For data sets B and C, the same sampling protocol was applied. We selected 28 adult beech trees on average (up to a maximum of 40 individuals) in an area of ~50 m radius so that all trees were separated by at least 3 meters. Circumference at breast height and coordinates were recorded for each tree. Moreover, half of the trees were chosen because they had the largest circumference in the stand (“Old” trees) and half had the smallest circumference (but > 160 mm; “Young” trees).
In the three intensive study plots of data set A, all adult trees were exhaustively sampled, and their circumference at breast height and coordinates were recorded. This intensive sampling effort allowed us to estimate the probability of vegetative reproduction. Indeed, beech is known to have the ability to reproduce vegetatively through resprouting around cut or fallen trees. Note that in data set A, if a tree obviously had multiple stems, only the largest stem was sampled. After careful elimination of clonal individual (see paragraph 2 below), on each of the three plots, we selected 20 small (“Young”) and 20 large (“Old”) trees based on their circumference (40 trees in total per plot), ensuring a minimum distance between them >3 m.
For data sets A and B leaf samples were collected in 2008 and 2009 and stored at INRA Avignon laboratory at –20°C. For data set C, leaf samples were collected in 2015 and stored at the INRA Avignon laboratory at ambient temperature (using desiccant for conservation).
The maximal age of a tree within each plot was estimated based on two approaches.
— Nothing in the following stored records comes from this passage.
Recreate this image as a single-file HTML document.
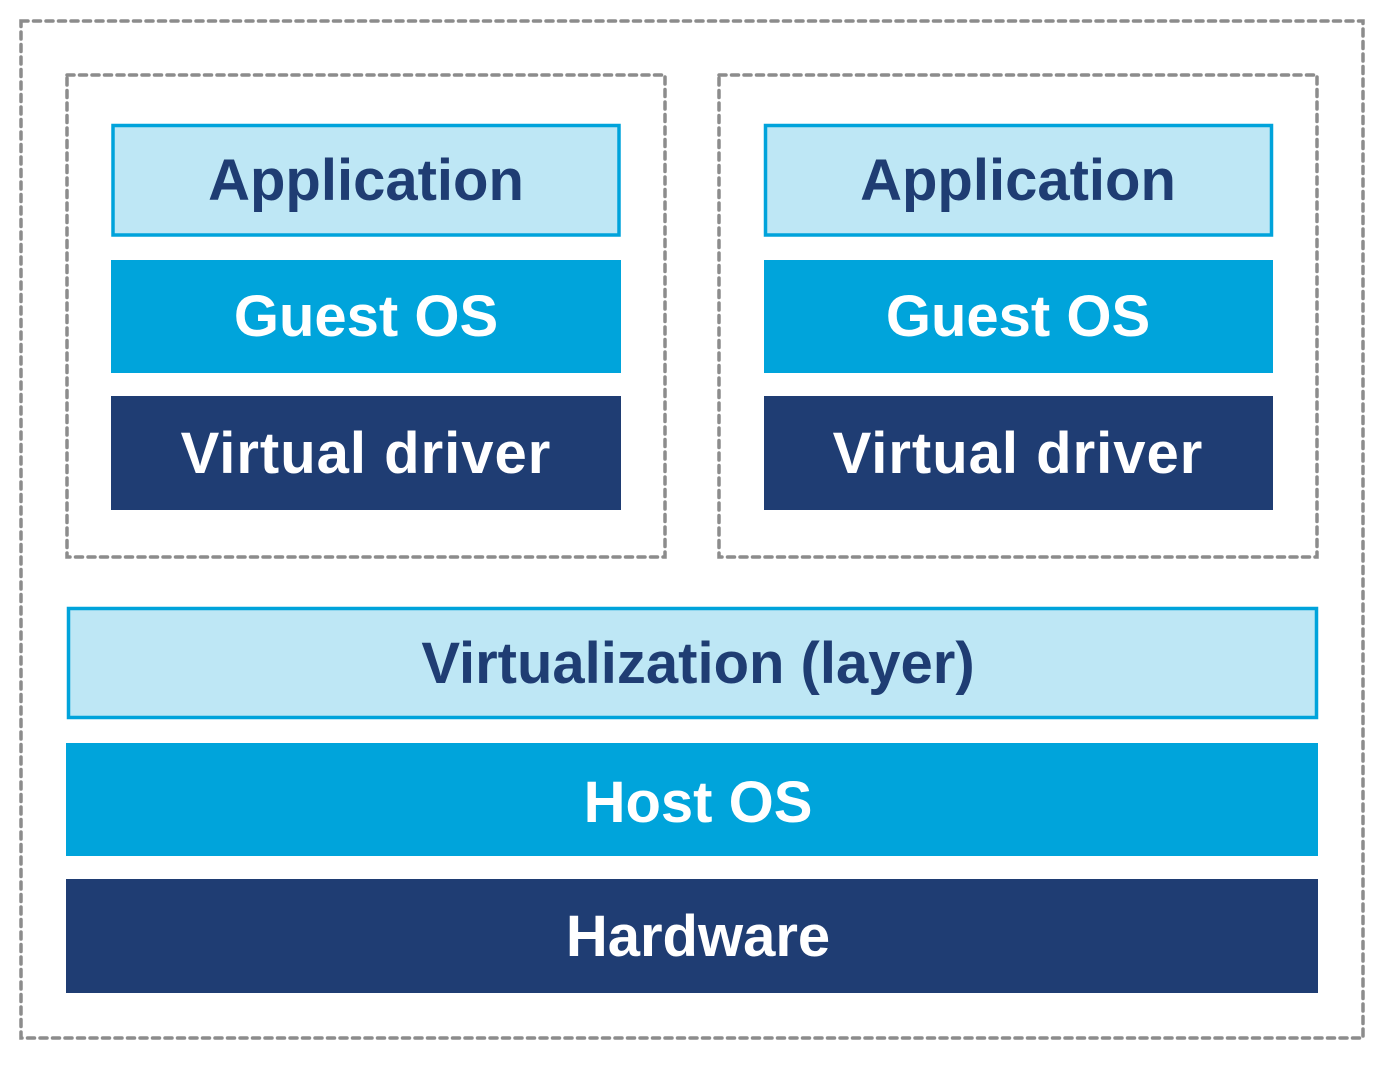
<!DOCTYPE html>
<html><head><style>
body{margin:0;width:1385px;height:1060px;background:#fff;overflow:hidden}
</style></head><body>
<svg width="1385" height="1060" xmlns="http://www.w3.org/2000/svg" font-family="Liberation Sans, Arial, sans-serif" font-weight="bold" font-size="58" text-anchor="middle">
<g fill="none" stroke="#8c8c8c" stroke-width="3.5" stroke-dasharray="7 5.5" stroke-linecap="round">
<rect x="21" y="21" width="1342" height="1017"/>
<rect x="67" y="75" width="598" height="482"/>
<rect x="719" y="75" width="598" height="482"/>
</g>
<rect x="113" y="125.5" width="506" height="109.5" fill="#bee7f5" stroke="#00a3db" stroke-width="3.5"/>
<rect x="765.5" y="125.5" width="506" height="109.5" fill="#bee7f5" stroke="#00a3db" stroke-width="3.5"/>
<rect x="111" y="260" width="510" height="113" fill="#00a4db"/>
<rect x="764" y="260" width="509" height="113" fill="#00a4db"/>
<rect x="111" y="396" width="510" height="114" fill="#1f3d73"/>
<rect x="764" y="396" width="509" height="114" fill="#1f3d73"/>
<rect x="68.5" y="608.5" width="1248" height="109" fill="#bee7f5" stroke="#00a3db" stroke-width="3.5"/>
<rect x="66" y="743" width="1252" height="113" fill="#00a4db"/>
<rect x="66" y="879" width="1252" height="114" fill="#1f3d73"/>
<g fill="#1f3d73">
<text x="366" y="200">Application</text>
<text x="1018" y="200">Application</text>
<text x="698" y="683">Virtualization (layer)</text>
</g>
<g fill="#fff">
<text x="366" y="336">Guest OS</text>
<text x="1018" y="336">Guest OS</text>
<text x="366" y="473" letter-spacing="1">Virtual driver</text>
<text x="1018" y="473" letter-spacing="1">Virtual driver</text>
<text x="698" y="822">Host OS</text>
<text x="698" y="956">Hardware</text>
</g>
</svg>
</body></html>
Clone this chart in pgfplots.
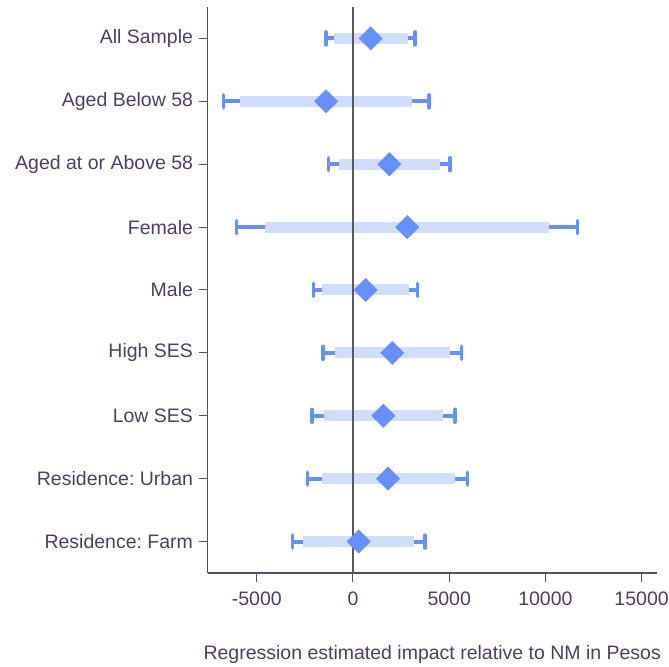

In 44 plots among the 71 studied, two trees per plot were selected to be cored at 1.30 m (targeting the largest and the smallest one). Cores were read to estimate tree age from ring profile. The oldest age was considered as a rough estimate of the maximal age of a tree in 2015 in a given plot. In the other plots, this maximal age of a tree was estimated based on detailed dendroecological studies (F Jean & P Dreyfus, pers comm) which combined tree ring profile, size distribution of trees, and historical record of management operation within each plot.